◆ EXERCISE INSTRUCTIONS: Your task is to retype, word for word, the lines from the start of the data through the line holding "(t1) -- ($(t1)+(-50.5,43.7)$);". Do not include the pictures.

⁂

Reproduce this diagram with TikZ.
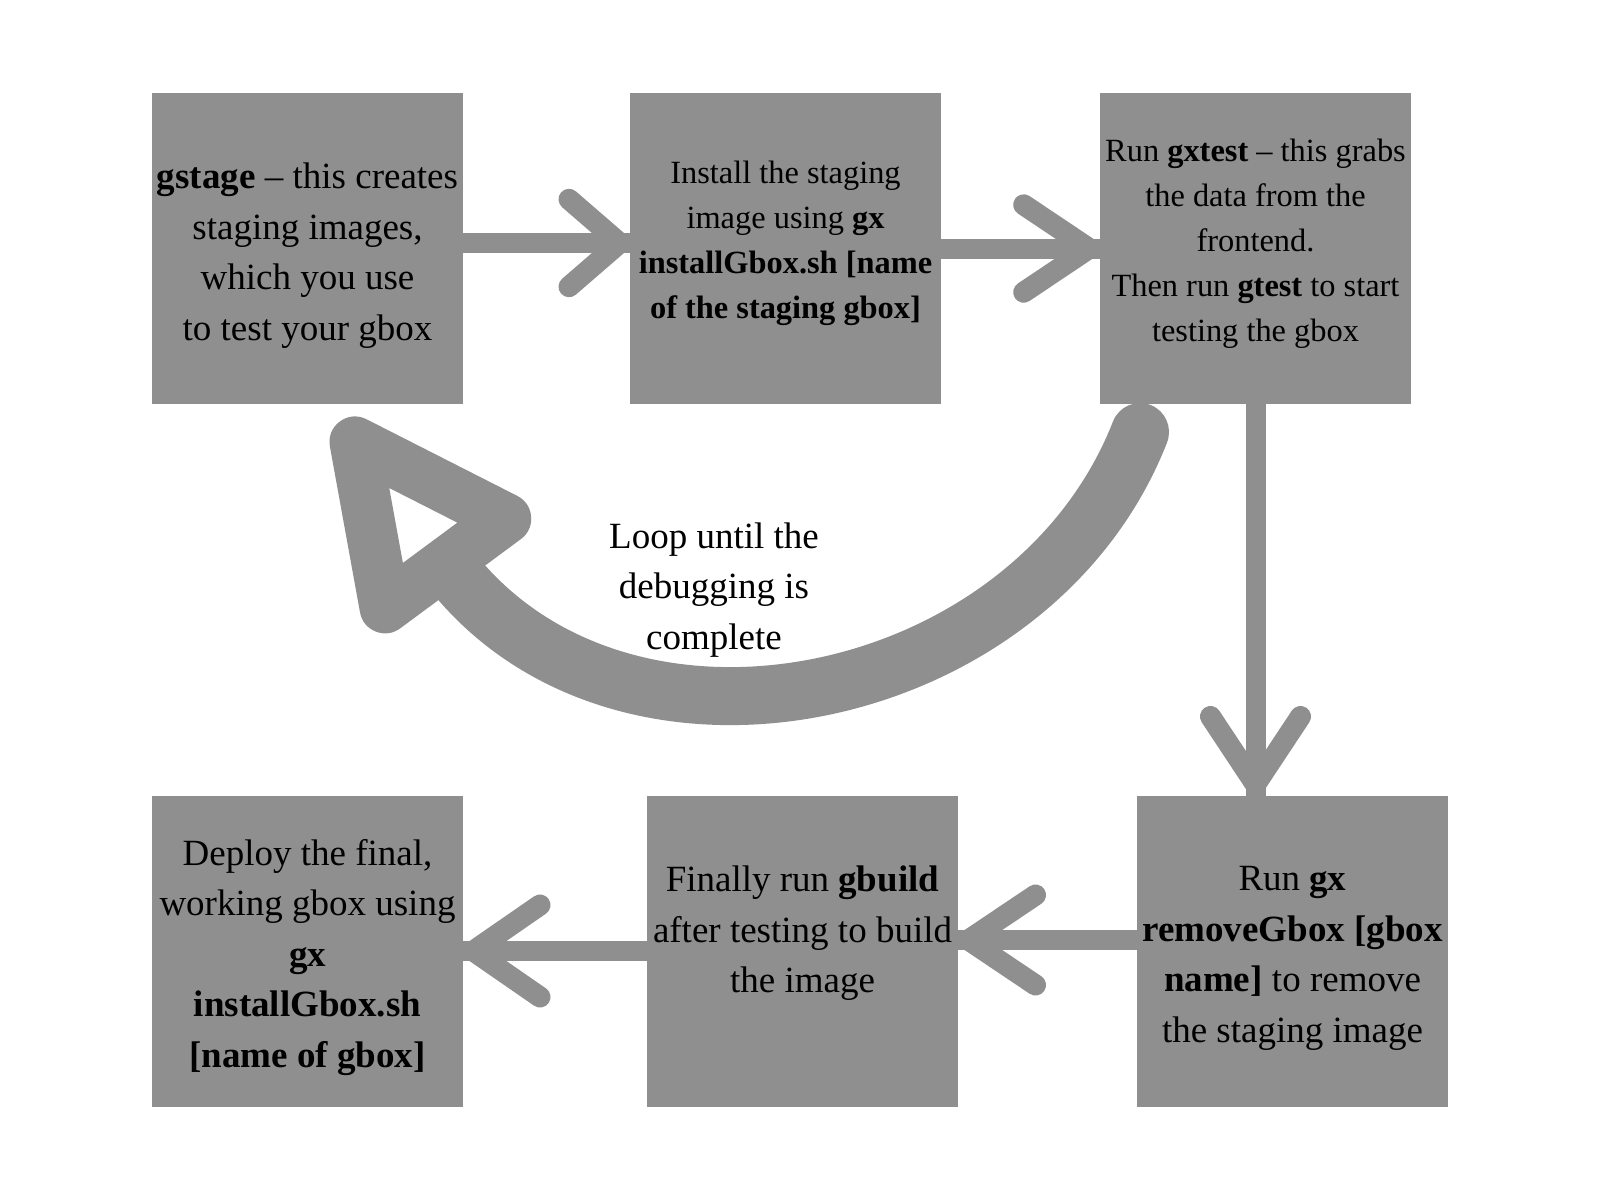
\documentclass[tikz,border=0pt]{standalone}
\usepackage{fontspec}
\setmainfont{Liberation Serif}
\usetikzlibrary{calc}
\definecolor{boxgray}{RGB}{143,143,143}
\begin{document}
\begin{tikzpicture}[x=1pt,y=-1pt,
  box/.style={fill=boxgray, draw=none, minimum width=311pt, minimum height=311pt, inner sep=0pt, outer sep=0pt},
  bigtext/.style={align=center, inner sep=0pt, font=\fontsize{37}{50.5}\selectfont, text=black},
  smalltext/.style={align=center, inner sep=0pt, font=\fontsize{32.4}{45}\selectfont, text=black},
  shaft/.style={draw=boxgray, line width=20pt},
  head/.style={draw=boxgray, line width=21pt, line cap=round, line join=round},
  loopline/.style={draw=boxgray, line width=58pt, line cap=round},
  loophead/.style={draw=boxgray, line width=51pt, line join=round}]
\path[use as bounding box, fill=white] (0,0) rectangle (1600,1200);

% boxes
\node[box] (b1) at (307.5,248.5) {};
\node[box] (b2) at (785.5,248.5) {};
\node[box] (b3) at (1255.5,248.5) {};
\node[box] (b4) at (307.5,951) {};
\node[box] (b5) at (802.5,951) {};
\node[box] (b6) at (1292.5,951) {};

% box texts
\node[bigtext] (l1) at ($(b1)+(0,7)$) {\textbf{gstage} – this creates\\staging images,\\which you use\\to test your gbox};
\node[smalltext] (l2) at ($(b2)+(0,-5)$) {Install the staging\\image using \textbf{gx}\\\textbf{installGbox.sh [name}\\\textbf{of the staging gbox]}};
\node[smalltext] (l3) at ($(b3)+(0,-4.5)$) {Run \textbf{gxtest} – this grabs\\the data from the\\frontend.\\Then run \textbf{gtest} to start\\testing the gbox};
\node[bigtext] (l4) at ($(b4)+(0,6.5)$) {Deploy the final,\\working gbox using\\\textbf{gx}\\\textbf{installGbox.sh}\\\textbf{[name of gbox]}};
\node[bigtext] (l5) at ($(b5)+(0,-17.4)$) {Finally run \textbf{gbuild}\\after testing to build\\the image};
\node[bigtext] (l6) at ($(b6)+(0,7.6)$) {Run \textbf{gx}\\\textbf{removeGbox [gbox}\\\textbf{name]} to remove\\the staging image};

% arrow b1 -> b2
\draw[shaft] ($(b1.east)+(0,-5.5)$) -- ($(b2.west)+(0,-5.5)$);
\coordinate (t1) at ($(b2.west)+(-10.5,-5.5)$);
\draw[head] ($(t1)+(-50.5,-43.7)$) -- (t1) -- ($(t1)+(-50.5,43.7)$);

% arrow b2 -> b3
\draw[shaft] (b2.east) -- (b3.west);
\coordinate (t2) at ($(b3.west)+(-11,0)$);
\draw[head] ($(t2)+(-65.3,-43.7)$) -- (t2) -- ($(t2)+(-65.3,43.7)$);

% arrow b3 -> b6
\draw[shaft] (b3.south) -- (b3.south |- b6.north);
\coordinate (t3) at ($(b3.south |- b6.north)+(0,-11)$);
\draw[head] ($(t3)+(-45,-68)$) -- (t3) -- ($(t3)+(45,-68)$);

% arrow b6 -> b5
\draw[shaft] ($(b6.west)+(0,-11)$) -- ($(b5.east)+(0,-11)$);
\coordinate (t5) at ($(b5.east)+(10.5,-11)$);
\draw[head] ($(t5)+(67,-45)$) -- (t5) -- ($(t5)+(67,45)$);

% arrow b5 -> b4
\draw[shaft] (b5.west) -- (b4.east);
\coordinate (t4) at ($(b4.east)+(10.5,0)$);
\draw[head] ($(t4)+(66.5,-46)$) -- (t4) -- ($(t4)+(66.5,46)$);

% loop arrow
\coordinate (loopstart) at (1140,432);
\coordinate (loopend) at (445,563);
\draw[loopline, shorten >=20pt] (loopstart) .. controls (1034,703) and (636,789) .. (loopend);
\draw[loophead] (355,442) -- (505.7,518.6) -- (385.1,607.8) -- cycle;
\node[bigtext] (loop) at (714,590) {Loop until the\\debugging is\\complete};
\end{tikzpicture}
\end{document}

⁂

◆ RESULT BELOW:
Reproduce this diagram with TikZ.
\documentclass[tikz,border=0pt]{standalone}
\usepackage{fontspec}
\setmainfont{Liberation Serif}
\usetikzlibrary{calc}
\definecolor{boxgray}{RGB}{143,143,143}
\begin{document}
\begin{tikzpicture}[x=1pt,y=-1pt,
  box/.style={fill=boxgray, draw=none, minimum width=311pt, minimum height=311pt, inner sep=0pt, outer sep=0pt},
  bigtext/.style={align=center, inner sep=0pt, font=\fontsize{37}{50.5}\selectfont, text=black},
  smalltext/.style={align=center, inner sep=0pt, font=\fontsize{32.4}{45}\selectfont, text=black},
  shaft/.style={draw=boxgray, line width=20pt},
  head/.style={draw=boxgray, line width=21pt, line cap=round, line join=round},
  loopline/.style={draw=boxgray, line width=58pt, line cap=round},
  loophead/.style={draw=boxgray, line width=51pt, line join=round}]
\path[use as bounding box, fill=white] (0,0) rectangle (1600,1200);

% boxes
\node[box] (b1) at (307.5,248.5) {};
\node[box] (b2) at (785.5,248.5) {};
\node[box] (b3) at (1255.5,248.5) {};
\node[box] (b4) at (307.5,951) {};
\node[box] (b5) at (802.5,951) {};
\node[box] (b6) at (1292.5,951) {};

% box texts
\node[bigtext] (l1) at ($(b1)+(0,7)$) {\textbf{gstage} – this creates\\staging images,\\which you use\\to test your gbox};
\node[smalltext] (l2) at ($(b2)+(0,-5)$) {Install the staging\\image using \textbf{gx}\\\textbf{installGbox.sh [name}\\\textbf{of the staging gbox]}};
\node[smalltext] (l3) at ($(b3)+(0,-4.5)$) {Run \textbf{gxtest} – this grabs\\the data from the\\frontend.\\Then run \textbf{gtest} to start\\testing the gbox};
\node[bigtext] (l4) at ($(b4)+(0,6.5)$) {Deploy the final,\\working gbox using\\\textbf{gx}\\\textbf{installGbox.sh}\\\textbf{[name of gbox]}};
\node[bigtext] (l5) at ($(b5)+(0,-17.4)$) {Finally run \textbf{gbuild}\\after testing to build\\the image};
\node[bigtext] (l6) at ($(b6)+(0,7.6)$) {Run \textbf{gx}\\\textbf{removeGbox [gbox}\\\textbf{name]} to remove\\the staging image};

% arrow b1 -> b2
\draw[shaft] ($(b1.east)+(0,-5.5)$) -- ($(b2.west)+(0,-5.5)$);
\coordinate (t1) at ($(b2.west)+(-10.5,-5.5)$);
\draw[head] ($(t1)+(-50.5,-43.7)$) -- (t1) -- ($(t1)+(-50.5,43.7)$);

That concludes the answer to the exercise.